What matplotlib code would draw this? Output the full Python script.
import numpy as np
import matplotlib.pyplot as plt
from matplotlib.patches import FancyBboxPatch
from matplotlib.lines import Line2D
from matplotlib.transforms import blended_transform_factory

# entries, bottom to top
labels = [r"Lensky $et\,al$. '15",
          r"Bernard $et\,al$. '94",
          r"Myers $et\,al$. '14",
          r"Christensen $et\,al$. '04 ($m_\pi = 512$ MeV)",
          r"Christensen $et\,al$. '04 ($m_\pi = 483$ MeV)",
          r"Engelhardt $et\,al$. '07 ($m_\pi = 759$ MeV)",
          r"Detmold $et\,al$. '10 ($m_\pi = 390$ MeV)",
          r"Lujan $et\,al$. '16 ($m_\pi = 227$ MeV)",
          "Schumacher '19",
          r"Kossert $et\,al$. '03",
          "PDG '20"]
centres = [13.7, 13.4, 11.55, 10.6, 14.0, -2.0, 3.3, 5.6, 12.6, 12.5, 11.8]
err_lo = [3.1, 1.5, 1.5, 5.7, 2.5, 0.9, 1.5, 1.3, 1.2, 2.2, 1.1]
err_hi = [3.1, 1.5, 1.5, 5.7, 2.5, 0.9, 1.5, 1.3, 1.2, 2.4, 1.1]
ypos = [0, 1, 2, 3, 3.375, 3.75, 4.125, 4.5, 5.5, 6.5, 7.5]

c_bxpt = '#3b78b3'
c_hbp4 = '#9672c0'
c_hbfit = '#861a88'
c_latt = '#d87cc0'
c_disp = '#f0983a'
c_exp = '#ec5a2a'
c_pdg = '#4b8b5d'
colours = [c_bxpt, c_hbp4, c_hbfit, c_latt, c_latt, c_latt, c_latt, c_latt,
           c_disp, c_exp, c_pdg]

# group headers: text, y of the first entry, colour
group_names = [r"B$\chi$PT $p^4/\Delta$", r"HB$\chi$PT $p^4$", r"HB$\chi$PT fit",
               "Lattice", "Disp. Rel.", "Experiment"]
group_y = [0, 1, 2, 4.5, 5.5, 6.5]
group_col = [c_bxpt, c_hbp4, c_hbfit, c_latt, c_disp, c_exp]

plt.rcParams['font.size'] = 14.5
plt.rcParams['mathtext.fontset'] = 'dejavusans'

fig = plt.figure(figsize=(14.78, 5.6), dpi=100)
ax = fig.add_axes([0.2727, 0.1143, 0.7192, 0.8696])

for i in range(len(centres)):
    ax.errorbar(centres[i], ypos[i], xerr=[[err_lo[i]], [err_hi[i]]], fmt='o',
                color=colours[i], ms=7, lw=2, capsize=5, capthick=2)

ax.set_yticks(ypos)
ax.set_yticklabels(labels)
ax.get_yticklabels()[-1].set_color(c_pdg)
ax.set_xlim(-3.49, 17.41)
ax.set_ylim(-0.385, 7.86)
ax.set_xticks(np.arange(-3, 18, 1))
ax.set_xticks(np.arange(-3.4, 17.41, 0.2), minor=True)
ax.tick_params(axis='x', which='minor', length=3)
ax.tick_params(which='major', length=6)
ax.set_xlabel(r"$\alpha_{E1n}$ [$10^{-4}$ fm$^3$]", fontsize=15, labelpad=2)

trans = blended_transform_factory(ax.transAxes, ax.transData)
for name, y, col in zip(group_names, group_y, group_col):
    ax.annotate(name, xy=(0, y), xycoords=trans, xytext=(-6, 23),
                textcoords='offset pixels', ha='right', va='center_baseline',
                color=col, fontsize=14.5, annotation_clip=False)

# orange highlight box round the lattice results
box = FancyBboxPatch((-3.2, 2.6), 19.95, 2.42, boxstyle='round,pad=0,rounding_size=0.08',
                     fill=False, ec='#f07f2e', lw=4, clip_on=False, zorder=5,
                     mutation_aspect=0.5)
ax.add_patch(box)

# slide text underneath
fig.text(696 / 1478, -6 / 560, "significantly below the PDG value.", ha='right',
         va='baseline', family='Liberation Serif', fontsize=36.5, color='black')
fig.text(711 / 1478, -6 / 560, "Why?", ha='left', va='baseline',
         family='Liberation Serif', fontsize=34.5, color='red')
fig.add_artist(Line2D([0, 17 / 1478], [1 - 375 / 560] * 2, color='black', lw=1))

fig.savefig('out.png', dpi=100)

··········

THE REQUEST: Starting at the first line of the material above, reproduce each line exactly up to and including the line with "from matplotlib.transforms import".

RESPONSE TO THE EXERCISE:
What matplotlib code would draw this? Output the full Python script.
import numpy as np
import matplotlib.pyplot as plt
from matplotlib.patches import FancyBboxPatch
from matplotlib.lines import Line2D
from matplotlib.transforms import blended_transform_factory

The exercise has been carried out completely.